Further, Arthaud testified that she requested to be informed whenever Heille was working on outside projects.  Heille testified that she understood that Arthaud wanted to know “what I’m doing, you know, because she’s the supervisor and I should just keep her apprised to what I’m up to, you know.”  However, Heille failed to comply with her employer’s reasonable request.  As a general rule, refusing to abide by an employer’s reasonable policies and requests amounts to disqualifying misconduct.  Schmidgall v. FilmTec Corp., 644 N.W.2d 801, 804 (Minn. 2002).  Because Heille failed to comply with her employer’s reasonable request and continued to work on outside projects despite repeated warnings, the evidence supports the senior unemployment review judge’s determination that Heille was discharged for employment misconduct.


[1]  Effective with decisions issued after August 1, 2004, the statutory title of the individual conducting review proceedings under Minn. Stat. § 268.105, subd. 2, has been changed to “senior unemployment review judge.”  2004 Minn. Laws ch. 183, § 71.

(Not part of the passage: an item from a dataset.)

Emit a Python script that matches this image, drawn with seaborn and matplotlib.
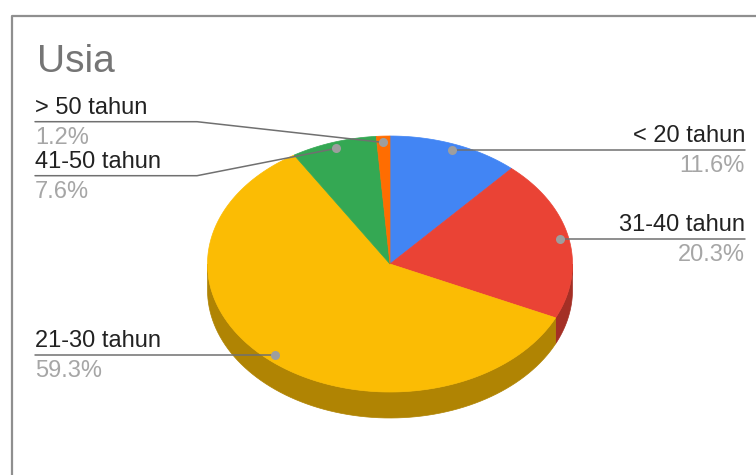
import numpy as np
import matplotlib
matplotlib.use("Agg")
import matplotlib.pyplot as plt
import seaborn as sns

# ---- data
labels = ['< 20 tahun', '31-40 tahun', '21-30 tahun', '41-50 tahun', '> 50 tahun']
values = [11.6, 20.3, 59.3, 7.6, 1.2]
colors = ['#4285F4', '#EA4335', '#FBBC04', '#34A853', '#FF6D01']
title = 'Usia'

# ---- layout (pixels, y down)
cx, cy = 390, 264
rx, ry = 182.5, 128
depth = 26
label_side = ['right', 'right', 'left', 'left', 'left']
label_line_y = [None, None, None, 175.7, 121.7]   # None -> follow the dot
left_x, right_x, elbow_x = 35, 745, 197

sns.set_theme(style='white')
plt.rcParams['font.family'] = ['Liberation Sans', 'DejaVu Sans']

fig = plt.figure(figsize=(7.56, 4.75), dpi=100)
ax = fig.add_axes([0, 0, 1, 1])
ax.set_xlim(0, 756)
ax.set_ylim(475, 0)
ax.axis('off')

# frame
ax.plot([11.5, 11.5, 760], [480, 16, 16], color='#8f8f8f', lw=1.6, solid_capstyle='butt')

ax.text(37, 72, title, fontsize=28, color='#757575', va='baseline', ha='left')


def ell(t, dz=0):
    t = np.radians(t)
    return cx + rx * np.cos(t), cy - ry * np.sin(t) + dz


def darker(c, f=0.7):
    r, g, b = matplotlib.colors.to_rgb(c)
    return (r * f, g * f, b * f)


fracs = np.array(values) / sum(values)
starts = 90 - 360 * np.concatenate([[0], np.cumsum(fracs)[:-1]])
ends = starts - 360 * fracs

# side walls (front half only)
for a0, a1, c in zip(starts, ends, colors):
    lo, hi = max(a1, -180), min(a0, 0)
    if hi <= lo:
        continue
    t = np.linspace(lo, hi, 80)
    x, y = ell(t)
    xb, yb = ell(t[::-1], depth)
    ax.fill(np.r_[x, xb], np.r_[y, yb], color=darker(c), lw=0.5, ec=darker(c))

# top faces
for a0, a1, c in zip(starts, ends, colors):
    t = np.linspace(a1, a0, 200)
    x, y = ell(t)
    ax.fill(np.r_[cx, x], np.r_[cy, y], color=c, lw=0.5, ec=c)

# leader lines + labels
for i, (lab, v) in enumerate(zip(labels, values)):
    mid = (starts[i] + ends[i]) / 2
    t = np.radians(mid)
    px, py = cx + 0.95 * rx * np.cos(t), cy - 0.95 * ry * np.sin(t)
    ly = label_line_y[i] if label_line_y[i] is not None else py
    if label_side[i] == 'right':
        ax.plot([px, right_x], [py, ly], color='#707070', lw=1.1)
        tx, ha = right_x, 'right'
    else:
        if label_line_y[i] is None:
            ax.plot([left_x, px], [ly, py], color='#707070', lw=1.1)
        else:
            ax.plot([left_x, elbow_x, px], [ly, ly, py], color='#707070', lw=1.1)
        tx, ha = left_x, 'left'
    ax.plot(px, py, 'o', ms=6.5, color='#9e9e9e', mec='none')
    ax.text(tx, ly - 8, lab, fontsize=17, color='#222222', ha=ha, va='baseline')
    ax.text(tx, ly + 22, f'{v:.1f}%', fontsize=17, color='#a6a6a6', ha=ha, va='baseline')

fig.savefig('out.png', dpi=100)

[2]  The revisor’s office inadvertently substituted the term “ineligible for” for the term “disqualified from” in Minn. Stat. § 268.095, subds. 1, 4, 7, 8(a) (Supp. 2003).  See Minn. Stat. § 268.095, subds. 1, 4, 7, 8(a) (2002) (using term “disqualified from”); 2003 Minn. Laws 1st Spec. Sess. ch. 3, art. 2, § 11 (making other changes to Minn. Stat. § 268.095, subd. 1, § 20(j), (k) (directing revisor to change the term “disqualified from” to “ineligible for” only in Minn. Stat. § 268.095, subd. 12, and then to renumber the subsection to Minn. Stat. § 268.085, subd. 13b).